• What is expected:
Your task is to repeat the lines from the line with "Rebuild this chart" to the line with "from matplotlib.patches import Rectangle", both ends included, and nothing else. Pictures stay out of the copy.

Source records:
----------------

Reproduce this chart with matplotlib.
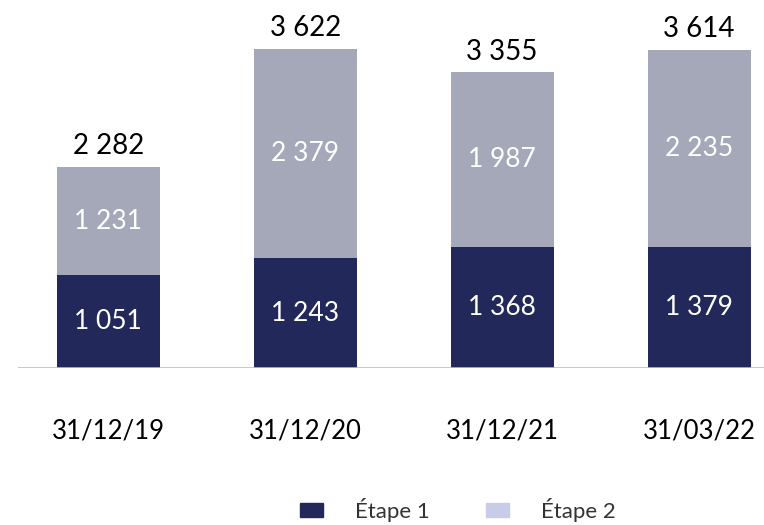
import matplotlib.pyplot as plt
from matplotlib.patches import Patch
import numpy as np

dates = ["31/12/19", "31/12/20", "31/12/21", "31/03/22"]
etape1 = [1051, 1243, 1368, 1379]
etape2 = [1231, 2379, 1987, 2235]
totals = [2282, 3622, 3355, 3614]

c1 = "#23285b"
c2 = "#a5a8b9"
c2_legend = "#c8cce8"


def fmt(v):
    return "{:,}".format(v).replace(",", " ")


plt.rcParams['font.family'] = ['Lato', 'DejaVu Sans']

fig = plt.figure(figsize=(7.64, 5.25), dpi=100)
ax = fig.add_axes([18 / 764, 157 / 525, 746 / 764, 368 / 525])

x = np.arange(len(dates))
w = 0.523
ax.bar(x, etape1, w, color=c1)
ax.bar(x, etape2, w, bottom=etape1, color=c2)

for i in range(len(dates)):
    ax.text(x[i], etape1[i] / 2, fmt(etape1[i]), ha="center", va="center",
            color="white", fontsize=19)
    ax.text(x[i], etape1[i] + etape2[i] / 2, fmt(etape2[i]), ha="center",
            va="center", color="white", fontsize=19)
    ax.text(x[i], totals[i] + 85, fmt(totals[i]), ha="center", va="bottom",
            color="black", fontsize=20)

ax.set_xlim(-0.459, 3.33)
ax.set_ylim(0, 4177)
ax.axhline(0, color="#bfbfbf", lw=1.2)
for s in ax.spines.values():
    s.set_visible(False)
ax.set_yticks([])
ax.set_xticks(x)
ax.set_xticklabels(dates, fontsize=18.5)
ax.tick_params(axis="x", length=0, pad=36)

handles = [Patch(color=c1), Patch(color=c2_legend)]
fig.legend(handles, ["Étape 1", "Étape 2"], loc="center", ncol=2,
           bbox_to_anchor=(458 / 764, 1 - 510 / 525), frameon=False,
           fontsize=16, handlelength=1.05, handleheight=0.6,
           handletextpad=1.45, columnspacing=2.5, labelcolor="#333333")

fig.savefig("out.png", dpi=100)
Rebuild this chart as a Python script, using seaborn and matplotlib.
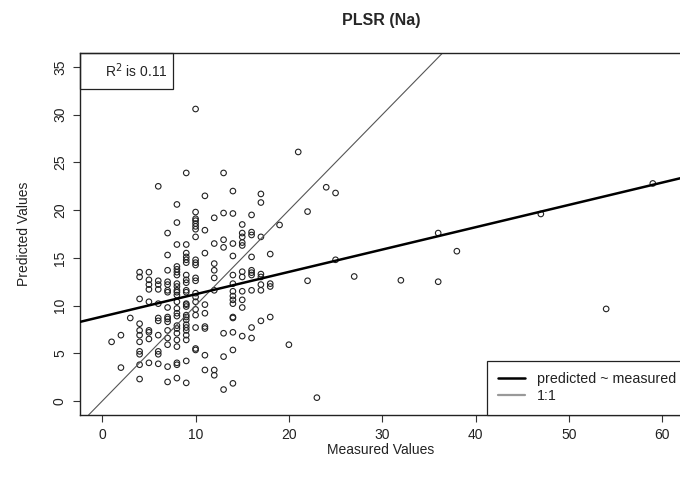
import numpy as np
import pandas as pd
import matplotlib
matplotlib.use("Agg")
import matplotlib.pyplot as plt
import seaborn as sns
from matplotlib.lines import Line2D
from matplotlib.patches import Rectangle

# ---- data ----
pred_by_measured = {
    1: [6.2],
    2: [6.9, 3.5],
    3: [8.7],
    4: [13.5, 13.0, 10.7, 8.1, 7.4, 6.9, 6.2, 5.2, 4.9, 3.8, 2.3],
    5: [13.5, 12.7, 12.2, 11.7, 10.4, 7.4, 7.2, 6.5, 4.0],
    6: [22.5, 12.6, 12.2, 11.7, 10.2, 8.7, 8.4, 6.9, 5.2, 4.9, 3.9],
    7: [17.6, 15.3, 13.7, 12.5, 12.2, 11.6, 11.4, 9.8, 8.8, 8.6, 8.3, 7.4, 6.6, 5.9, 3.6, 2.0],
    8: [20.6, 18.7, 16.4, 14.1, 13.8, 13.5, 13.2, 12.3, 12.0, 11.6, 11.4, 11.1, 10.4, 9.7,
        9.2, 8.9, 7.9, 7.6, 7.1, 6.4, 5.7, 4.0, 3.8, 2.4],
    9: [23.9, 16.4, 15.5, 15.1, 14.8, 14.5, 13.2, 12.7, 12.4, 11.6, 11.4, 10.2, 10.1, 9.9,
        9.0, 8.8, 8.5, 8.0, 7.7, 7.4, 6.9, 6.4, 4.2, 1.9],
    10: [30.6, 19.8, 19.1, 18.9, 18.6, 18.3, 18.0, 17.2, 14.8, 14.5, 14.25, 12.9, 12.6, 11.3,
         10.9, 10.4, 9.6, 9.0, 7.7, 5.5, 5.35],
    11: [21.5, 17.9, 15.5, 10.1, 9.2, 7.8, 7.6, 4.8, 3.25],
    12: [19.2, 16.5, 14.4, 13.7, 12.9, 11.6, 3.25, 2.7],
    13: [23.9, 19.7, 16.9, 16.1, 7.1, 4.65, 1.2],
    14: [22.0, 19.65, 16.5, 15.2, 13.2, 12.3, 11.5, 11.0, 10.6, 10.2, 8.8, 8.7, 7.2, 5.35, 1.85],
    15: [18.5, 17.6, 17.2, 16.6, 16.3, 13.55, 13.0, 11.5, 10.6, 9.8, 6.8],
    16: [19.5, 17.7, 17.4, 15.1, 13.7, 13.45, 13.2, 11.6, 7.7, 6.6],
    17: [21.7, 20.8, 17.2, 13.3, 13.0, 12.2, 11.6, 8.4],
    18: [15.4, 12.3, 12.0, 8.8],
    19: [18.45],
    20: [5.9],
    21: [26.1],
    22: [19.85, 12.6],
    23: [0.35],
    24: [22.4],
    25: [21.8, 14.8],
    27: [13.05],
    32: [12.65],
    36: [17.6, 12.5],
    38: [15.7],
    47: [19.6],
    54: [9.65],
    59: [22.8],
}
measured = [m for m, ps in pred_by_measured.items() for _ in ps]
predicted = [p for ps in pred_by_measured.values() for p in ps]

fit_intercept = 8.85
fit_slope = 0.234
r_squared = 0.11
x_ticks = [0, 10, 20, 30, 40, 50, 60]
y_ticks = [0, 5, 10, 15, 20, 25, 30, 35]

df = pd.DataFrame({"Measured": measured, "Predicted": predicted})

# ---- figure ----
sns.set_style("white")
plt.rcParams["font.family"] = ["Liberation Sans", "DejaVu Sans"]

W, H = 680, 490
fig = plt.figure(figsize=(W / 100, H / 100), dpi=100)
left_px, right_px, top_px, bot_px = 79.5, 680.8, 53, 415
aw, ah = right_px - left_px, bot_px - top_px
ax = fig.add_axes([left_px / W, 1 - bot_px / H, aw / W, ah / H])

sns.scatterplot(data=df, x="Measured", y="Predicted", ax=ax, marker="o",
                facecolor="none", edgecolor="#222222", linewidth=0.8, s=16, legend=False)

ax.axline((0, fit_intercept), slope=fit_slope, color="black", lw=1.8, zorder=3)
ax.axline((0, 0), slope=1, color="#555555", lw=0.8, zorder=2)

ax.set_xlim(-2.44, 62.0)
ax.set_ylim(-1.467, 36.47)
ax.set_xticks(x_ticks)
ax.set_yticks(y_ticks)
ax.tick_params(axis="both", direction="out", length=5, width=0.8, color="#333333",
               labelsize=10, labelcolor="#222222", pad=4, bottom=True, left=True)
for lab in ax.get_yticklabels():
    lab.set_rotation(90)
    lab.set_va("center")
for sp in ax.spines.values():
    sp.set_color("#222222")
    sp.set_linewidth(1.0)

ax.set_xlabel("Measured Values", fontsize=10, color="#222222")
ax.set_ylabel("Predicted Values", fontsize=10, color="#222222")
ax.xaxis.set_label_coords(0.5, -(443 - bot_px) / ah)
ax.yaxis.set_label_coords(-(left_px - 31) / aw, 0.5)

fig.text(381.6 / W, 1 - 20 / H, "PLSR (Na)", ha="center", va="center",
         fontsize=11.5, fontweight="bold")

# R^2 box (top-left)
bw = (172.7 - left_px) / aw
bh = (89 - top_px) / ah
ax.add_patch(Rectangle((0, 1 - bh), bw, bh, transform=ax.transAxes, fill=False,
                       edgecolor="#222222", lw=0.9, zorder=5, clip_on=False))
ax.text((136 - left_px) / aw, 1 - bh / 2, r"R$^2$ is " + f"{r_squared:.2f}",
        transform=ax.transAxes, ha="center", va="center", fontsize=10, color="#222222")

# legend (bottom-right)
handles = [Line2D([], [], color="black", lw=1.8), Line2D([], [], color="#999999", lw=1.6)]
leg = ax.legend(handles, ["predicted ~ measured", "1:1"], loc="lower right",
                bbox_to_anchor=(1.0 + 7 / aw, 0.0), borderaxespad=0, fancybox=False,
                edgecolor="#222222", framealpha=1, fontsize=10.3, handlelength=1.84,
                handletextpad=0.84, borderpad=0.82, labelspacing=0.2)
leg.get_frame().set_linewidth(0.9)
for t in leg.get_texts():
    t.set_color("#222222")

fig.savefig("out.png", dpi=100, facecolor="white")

----------------

• Completed task:
Rebuild this chart as a Python script, using seaborn and matplotlib.
import numpy as np
import pandas as pd
import matplotlib
matplotlib.use("Agg")
import matplotlib.pyplot as plt
import seaborn as sns
from matplotlib.lines import Line2D
from matplotlib.patches import Rectangle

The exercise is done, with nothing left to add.